--- start of Entries shown ---
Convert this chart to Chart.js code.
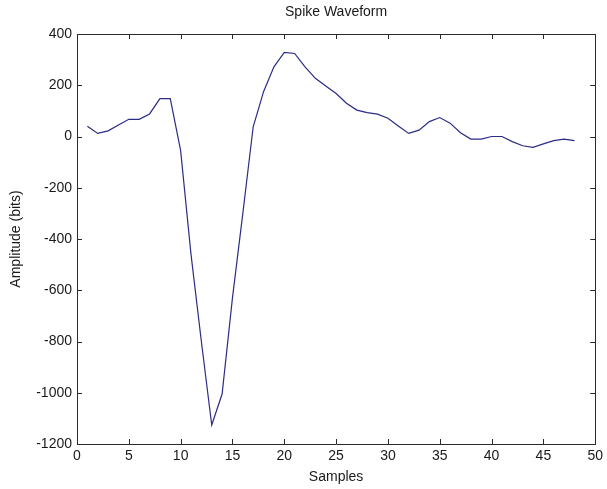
<!DOCTYPE html>
<html>
<head>
<meta charset="utf-8">
<script src="https://cdn.jsdelivr.net/npm/chart.js@4/dist/chart.umd.min.js"></script>
<style>
  html, body { margin: 0; padding: 0; background: #fff; }
  canvas { display: block; }
</style>
</head>
<body>
<canvas id="spikeChart" width="607" height="489"></canvas>
<script>
const samples = [1, 2, 3, 4, 5, 6, 7, 8, 9, 10, 11, 12, 13, 14, 15, 16, 17, 18, 19, 20, 21, 22, 23, 24,
  25, 26, 27, 28, 29, 30, 31, 32, 33, 34, 35, 36, 37, 38, 39, 40, 41, 42, 43, 44, 45, 46, 47, 48];
const amplitude = [40, 12, 22, 45, 67, 67, 88, 148, 148, -55, -460, -800, -1126, -1005, -630, -300,
  38, 175, 272, 328, 324, 272, 227, 197, 168, 130, 103, 93, 87, 71, 41, 12,
  25, 58, 74, 52, 15, -10, -10, 0, 0, -20, -36, -42, -29, -16, -10, -16];
const xTicks = [0, 5, 10, 15, 20, 25, 30, 35, 40, 45, 50];
const yTicks = [-1200, -1000, -800, -600, -400, -200, 0, 200, 400];

const font = { family: "'Liberation Sans', Arial, sans-serif", size: 14 };
const axisColor = '#2a2a2a';
const textColor = '#1a1a1a';

// MATLAB style: tick marks point into the plot on all four sides
const insideTicks = {
  id: 'insideTicks',
  afterDraw(chart) {
    const { ctx, chartArea: a, scales } = chart;
    const len = 5;
    ctx.save();
    ctx.strokeStyle = axisColor;
    ctx.lineWidth = 1;
    ctx.beginPath();
    xTicks.forEach(v => {
      const px = Math.round(scales.x.getPixelForValue(v)) + 0.5;
      ctx.moveTo(px, a.bottom); ctx.lineTo(px, a.bottom - len);
      ctx.moveTo(px, a.top); ctx.lineTo(px, a.top + len);
    });
    yTicks.forEach(v => {
      const py = Math.round(scales.y.getPixelForValue(v)) + 0.5;
      ctx.moveTo(a.left, py); ctx.lineTo(a.left + len, py);
      ctx.moveTo(a.right, py); ctx.lineTo(a.right - len, py);
    });
    ctx.stroke();
    ctx.restore();
  }
};

const noGrid = { display: false, drawTicks: false };
const border = { display: true, color: axisColor, width: 1 };

new Chart(document.getElementById('spikeChart'), {
  type: 'line',
  data: {
    datasets: [{
      data: samples.map((s, i) => ({ x: s, y: amplitude[i] })),
      borderColor: '#2b2b88',
      borderWidth: 1.2,
      pointRadius: 0,
      tension: 0,
      fill: false
    }]
  },
  options: {
    responsive: false,
    animation: false,
    layout: { padding: 0 },
    plugins: {
      legend: { display: false },
      tooltip: { enabled: false }
    },
    scales: {
      x: {
        type: 'linear',
        position: 'bottom',
        min: 0, max: 50,
        afterBuildTicks: s => { s.ticks = xTicks.map(v => ({ value: v })); },
        afterFit: s => { s.height = 45; },
        grid: noGrid,
        border,
        ticks: { font, color: textColor, padding: 4, maxRotation: 0, callback: v => String(v) },
        title: { display: true, text: 'Samples', font, color: textColor, padding: { top: 0, bottom: 3 } }
      },
      xTop: {
        type: 'linear',
        position: 'top',
        min: 0, max: 50,
        afterFit: s => { s.height = 34; },
        grid: noGrid,
        border,
        ticks: { display: false },
        title: { display: true, text: 'Spike Waveform', font, color: textColor, padding: { top: 4, bottom: 0 } }
      },
      y: {
        type: 'linear',
        position: 'left',
        min: -1200, max: 400,
        afterBuildTicks: s => { s.ticks = yTicks.map(v => ({ value: v })); },
        afterFit: s => { s.width = 77; },
        grid: noGrid,
        border,
        ticks: { font, color: textColor, padding: 5, callback: v => String(v) },
        title: { display: true, text: 'Amplitude (bits)', font, color: textColor, padding: { top: 8, bottom: 0 } }
      },
      yRight: {
        type: 'linear',
        position: 'right',
        min: -1200, max: 400,
        afterFit: s => { s.width = 10; },
        grid: noGrid,
        border,
        ticks: { display: false }
      }
    }
  },
  plugins: [insideTicks]
});
</script>
</body>
</html>
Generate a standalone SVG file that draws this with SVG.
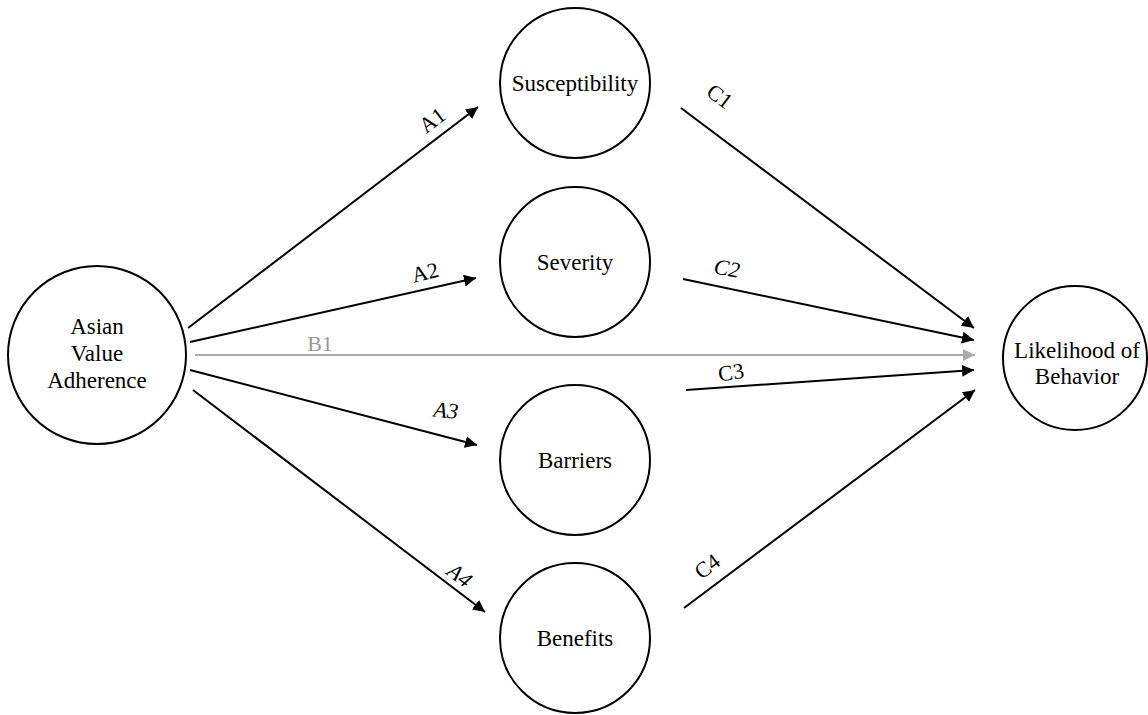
<svg xmlns="http://www.w3.org/2000/svg" width="1148" height="715" viewBox="0 0 1148 715">
  <style>
    .node { fill: #fff; stroke: #000; stroke-width: 2; }
    .ntext { font-family: "Liberation Serif", "Times New Roman", serif; font-size: 23px; text-anchor: middle; fill: #000; }
    .edge { stroke: #000; stroke-width: 2; fill: none; marker-end: url(#arrow); }
    .edge-gray { stroke: #aaa; stroke-width: 2; fill: none; marker-end: url(#arrowGray); }
    .elabel { font-family: "Liberation Serif", "Times New Roman", serif; font-size: 22px; text-anchor: middle; fill: #000; }
    .elabel-gray { font-family: "Liberation Serif", "Times New Roman", serif; font-size: 22px; text-anchor: middle; fill: #999; }
  </style>
  <defs>
    <marker id="arrow" viewBox="0 0 10 10" refX="10" refY="5" markerWidth="6" markerHeight="6" markerUnits="strokeWidth" orient="auto">
      <path d="M0,0 L10,5 L0,10 z" fill="#000"/>
    </marker>
    <marker id="arrowGray" viewBox="0 0 10 10" refX="10" refY="5" markerWidth="6" markerHeight="6" markerUnits="strokeWidth" orient="auto">
      <path d="M0,0 L10,5 L0,10 z" fill="#aaa"/>
    </marker>
  </defs>
  <rect width="1148" height="715" fill="#fff"/>

  <g id="connectors">
    <line class="edge" x1="188" y1="328" x2="478" y2="107"/>
    <line class="edge" x1="190" y1="342" x2="476" y2="278"/>
    <line class="edge-gray" x1="195" y1="355" x2="975" y2="355"/>
    <line class="edge" x1="190" y1="370" x2="477" y2="445"/>
    <line class="edge" x1="193" y1="390" x2="485" y2="612"/>
    <line class="edge" x1="681" y1="108" x2="974" y2="328"/>
    <line class="edge" x1="683" y1="279" x2="974" y2="340"/>
    <line class="edge" x1="686" y1="390" x2="974" y2="370"/>
    <line class="edge" x1="684" y1="608" x2="975" y2="390"/>

    <text class="elabel" dy="0.35em" transform="translate(432,120) rotate(-37)">A1</text>
    <text class="elabel" dy="0.35em" transform="translate(425,272) rotate(-14)">A2</text>
    <text class="elabel-gray" dy="0.35em" x="320" y="343">B1</text>
    <text class="elabel" dy="0.35em" font-style="italic" transform="translate(446,410) rotate(6)">A3</text>
    <text class="elabel" dy="0.35em" font-style="italic" transform="translate(460,575) rotate(37)">A4</text>
    <text class="elabel" dy="0.35em" transform="translate(720,96) rotate(37)">C1</text>
    <text class="elabel" dy="0.35em" font-style="italic" transform="translate(727,268) rotate(10)">C2</text>
    <text class="elabel" dy="0.35em" transform="translate(731,372) rotate(-8)">C3</text>
    <text class="elabel" dy="0.35em" transform="translate(707,566) rotate(-37)">C4</text>
  </g>

  <g id="asian-value-adherence">
    <circle class="node" cx="97" cy="355" r="89"/>
    <text class="ntext" x="97" y="334">Asian</text>
    <text class="ntext" x="97" y="361">Value</text>
    <text class="ntext" x="97" y="388">Adherence</text>
  </g>
  <g id="susceptibility">
    <circle class="node" cx="575" cy="83" r="75"/>
    <text class="ntext" x="575" y="91">Susceptibility</text>
  </g>
  <g id="severity">
    <circle class="node" cx="575" cy="262" r="75"/>
    <text class="ntext" x="575" y="270">Severity</text>
  </g>
  <g id="barriers">
    <circle class="node" cx="575" cy="460" r="75"/>
    <text class="ntext" x="575" y="468">Barriers</text>
  </g>
  <g id="benefits">
    <circle class="node" cx="575" cy="638" r="75"/>
    <text class="ntext" x="575" y="646">Benefits</text>
  </g>
  <g id="likelihood-of-behavior">
    <circle class="node" cx="1075" cy="358" r="72"/>
    <text class="ntext" x="1077" y="358">Likelihood of</text>
    <text class="ntext" x="1077" y="384">Behavior</text>
  </g>
</svg>
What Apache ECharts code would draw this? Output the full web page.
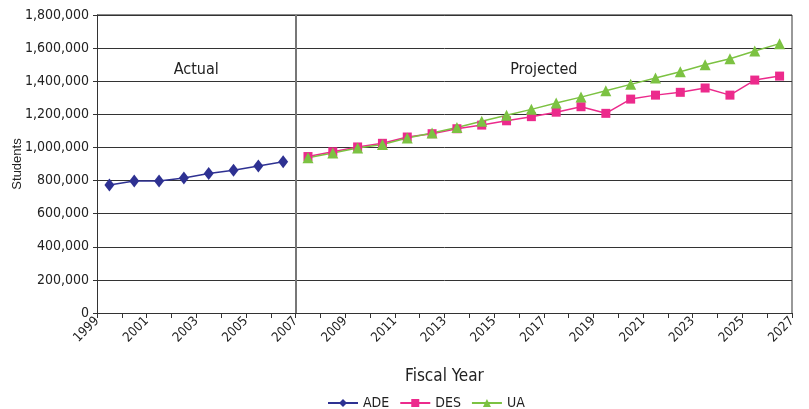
--- end of Entries shown ---
What you need to do
Take the lines above from the top of the records through the one with "0, 200, 400];" and repeat them exactly, without any pictures.

Written response
Convert this chart to Chart.js code.
<!DOCTYPE html>
<html>
<head>
<meta charset="utf-8">
<script src="https://cdn.jsdelivr.net/npm/chart.js@4/dist/chart.umd.min.js"></script>
<style>
  html, body { margin: 0; padding: 0; background: #fff; }
  canvas { display: block; }
</style>
</head>
<body>
<canvas id="spikeChart" width="607" height="489"></canvas>
<script>
const samples = [1, 2, 3, 4, 5, 6, 7, 8, 9, 10, 11, 12, 13, 14, 15, 16, 17, 18, 19, 20, 21, 22, 23, 24,
  25, 26, 27, 28, 29, 30, 31, 32, 33, 34, 35, 36, 37, 38, 39, 40, 41, 42, 43, 44, 45, 46, 47, 48];
const amplitude = [40, 12, 22, 45, 67, 67, 88, 148, 148, -55, -460, -800, -1126, -1005, -630, -300,
  38, 175, 272, 328, 324, 272, 227, 197, 168, 130, 103, 93, 87, 71, 41, 12,
  25, 58, 74, 52, 15, -10, -10, 0, 0, -20, -36, -42, -29, -16, -10, -16];
const xTicks = [0, 5, 10, 15, 20, 25, 30, 35, 40, 45, 50];
const yTicks = [-1200, -1000, -800, -600, -400, -200, 0, 200, 400];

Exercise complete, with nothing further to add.